What’s more concerning is that some of the technologies shaping our future - particularly artificial intelligence - are reinforcing inequality rather than dismantling it. AI systems are trained on real-world data, and when that data reflects bias, so do the outcomes. Virtual assistants default to female voices in servile roles. Recruitment algorithms have been shown to disadvantage women’s CVs. Image generators still portray CEOs as men and nurses as women. These tools quietly shape how young people understand what is “normal” or “possible”.
Against that backdrop, girls’ schools offer something rare and powerful: a lived experience of equality.
Research consistently shows that in mixed classrooms, girls are given less airtime. Boys tend to dominate discussion - not always deliberately, but as a result of ingrained social dynamics. Even at the highest levels, this persists. A study of the US Supreme Court found female justices were interrupted three times more often than their male colleagues. If that happens to some of the most accomplished women in the world, imagine the impact on teenage girls in a classroom.

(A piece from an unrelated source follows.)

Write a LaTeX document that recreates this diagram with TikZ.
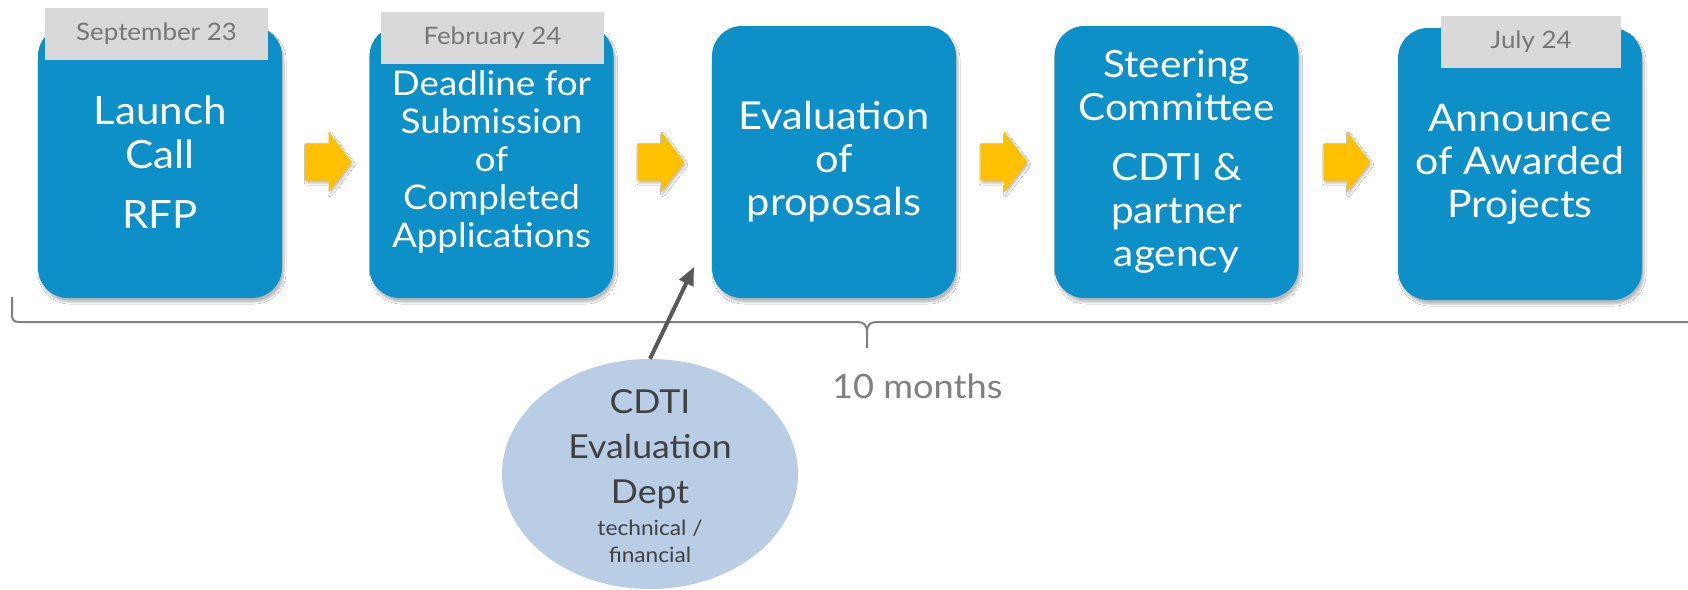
\documentclass[tikz,border=0pt]{standalone}
\usepackage{fontspec}
\setmainfont{Lato}[FakeStretch=1.08]
\usetikzlibrary{shapes.arrows,shapes.geometric,arrows.meta,shadows.blur,calc}
\definecolor{boxblue}{RGB}{13,144,199}
\definecolor{lblgray}{RGB}{217,217,217}
\definecolor{lbltext}{RGB}{118,118,118}
\definecolor{arrowyellow}{RGB}{255,192,0}
\definecolor{bracegray}{RGB}{128,128,128}
\definecolor{ellfill}{RGB}{185,205,229}
\definecolor{elltext}{RGB}{64,64,64}
\definecolor{pointercol}{RGB}{89,89,89}
\begin{document}
\begin{tikzpicture}[x=1pt,y=-1pt,
  softshadow/.style={blur shadow={shadow xshift=2pt,shadow yshift=-4pt,shadow opacity=28,shadow blur steps=6}},
  stepbox/.style={fill=boxblue,rounded corners=30pt,minimum width=244pt,minimum height=272pt,
    inner sep=0pt,text=white,align=center,softshadow},
  datelbl/.style={fill=lblgray,minimum height=52pt,inner sep=0pt,text=lbltext,
    font=\fontsize{24}{28}\selectfont},
  flowarrow/.style={single arrow,fill=arrowyellow,minimum height=47pt,inner xsep=0pt,
    inner ysep=18.5pt,single arrow head extend=11.5pt,single arrow tip angle=105,anchor=tail,
    blur shadow={shadow xshift=1.5pt,shadow yshift=-2.5pt,shadow opacity=25,shadow blur steps=4}},
]
\fill[white] (0,0) rectangle (1688,589);
\useasboundingbox (0,0) rectangle (1688,589);

% boxes
\node[stepbox,font=\fontsize{39}{44}\selectfont] (b1) at (160,162) {Launch\\Call\\[16pt]RFP};
\node[stepbox,font=\fontsize{34}{38}\selectfont] (b2) at (491.5,162) {Deadline for\\Submission\\of\\Completed\\Applications};
\node[stepbox,font=\fontsize{38.5}{43}\selectfont] (b3) at (834,162) {Evaluation\\of\\proposals};
\node[stepbox,font=\fontsize{37.5}{43}\selectfont] (b4) at (1176.5,162) {Steering\\Committee\\[17pt]CDTI \&\\partner\\agency};
\node[stepbox,font=\fontsize{38}{43}\selectfont] (b5) at (1520,164) {Announce\\of Awarded\\Projects};

% yellow arrows
\node[flowarrow] (a1) at ([xshift=22.5pt]b1.east) {};
\node[flowarrow] (a2) at ([xshift=23.5pt]b2.east) {};
\node[flowarrow] (a3) at ([xshift=24pt]b3.east) {};
\node[flowarrow] (a4) at ([xshift=24.5pt]b4.east |- b3.east) {};

% date labels
\node[datelbl,minimum width=223pt] (d1) at (156.5,34) {September 23};
\node[datelbl,minimum width=223pt] (d2) at (492.5,38) {February 24};
\node[datelbl,minimum width=180pt] (d3) at (1531,42) {July 24};

% brace
\coordinate (bracetip) at (867,348);
\draw[bracegray,line width=2pt]
  (12,297) -- (12,315) .. controls (12,320) and (14,322) .. (19,322)
  -- (857,322) .. controls (864,322) and (867,325) .. (867,332) -- (bracetip);
\draw[bracegray,line width=2pt]
  (867,332) .. controls (867,325) and (870,322) .. (877,322) -- (1692,322);
\node[anchor=base west,text=bracegray,font=\fontsize{33.5}{40}\selectfont,inner sep=0pt] (months) at (832,398) {10 months};

% evaluation department
\node[ellipse,fill=ellfill,minimum width=296pt,minimum height=230pt,inner sep=0pt] (ev) at (650,474) {};
\node[text=elltext,align=center,inner sep=0pt,font=\fontsize{33}{45}\selectfont] (evmain) at (650,449) {CDTI\\Evaluation\\Dept};
\node[text=elltext,align=center,inner sep=0pt,font=\fontsize{21}{27}\selectfont] (evsub) at (650,541) {technical /\\financial};

\coordinate (evtip) at (694,267);
\draw[pointercol,line width=4pt,-{Triangle[length=18pt,width=15pt]}] (ev.north) -- (evtip);
\end{tikzpicture}
\end{document}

In girls-only environments, that dynamic disappears. Students speak, question, debate, and get things wrong without navigating gendered expectations. Skills like oracy, respectful disagreement, and confident communication aren’t “extra” - they’re central. This isn’t about confidence for its own sake; it’s about courage: the courage to try, to fail, and to persist.
The impact is especially visible in STEM subjects. In co-educational schools, fewer than 2% of girls take A-level physics. In girls’ schools, participation rises dramatically - often exceeding the national average for both boys and girls. The reason isn’t ability; it’s the absence of stereotype threat. When every scientist, coder, and engineer in the room is a girl, belonging is never in question.
That matters beyond school. Research suggests that if girls studied STEM and economics at the same rate as boys, the gender pay gap could be halved from the point of graduation.
Leadership follows a similar pattern. Many girls say they don’t want to be leaders but what they often reject is a narrow, aggressive model of leadership. Girls’ schools allow leadership to be redefined as collaborative, thoughtful, and values-driven - the very skills the World Economic Forum identifies as essential for the future workforce.
Sport, too, tells a story. In mixed settings, girls’ sport is too often treated as secondary. In girls’ schools, participation is high because there is no hierarchy of value - just opportunity.
Perhaps the biggest myth is that girls’ schools don’t prepare students for the “real world”. The evidence says the opposite. Girls who grow up finding their voice without limitation are often better prepared to navigate mixed environments later on.
In a world that may take centuries to equalise, girls’ schools offer something revolutionary now: a space where students can experience equality, recognise their worth, and learn without limits. And once you know what equality feels like, you don’t settle for less.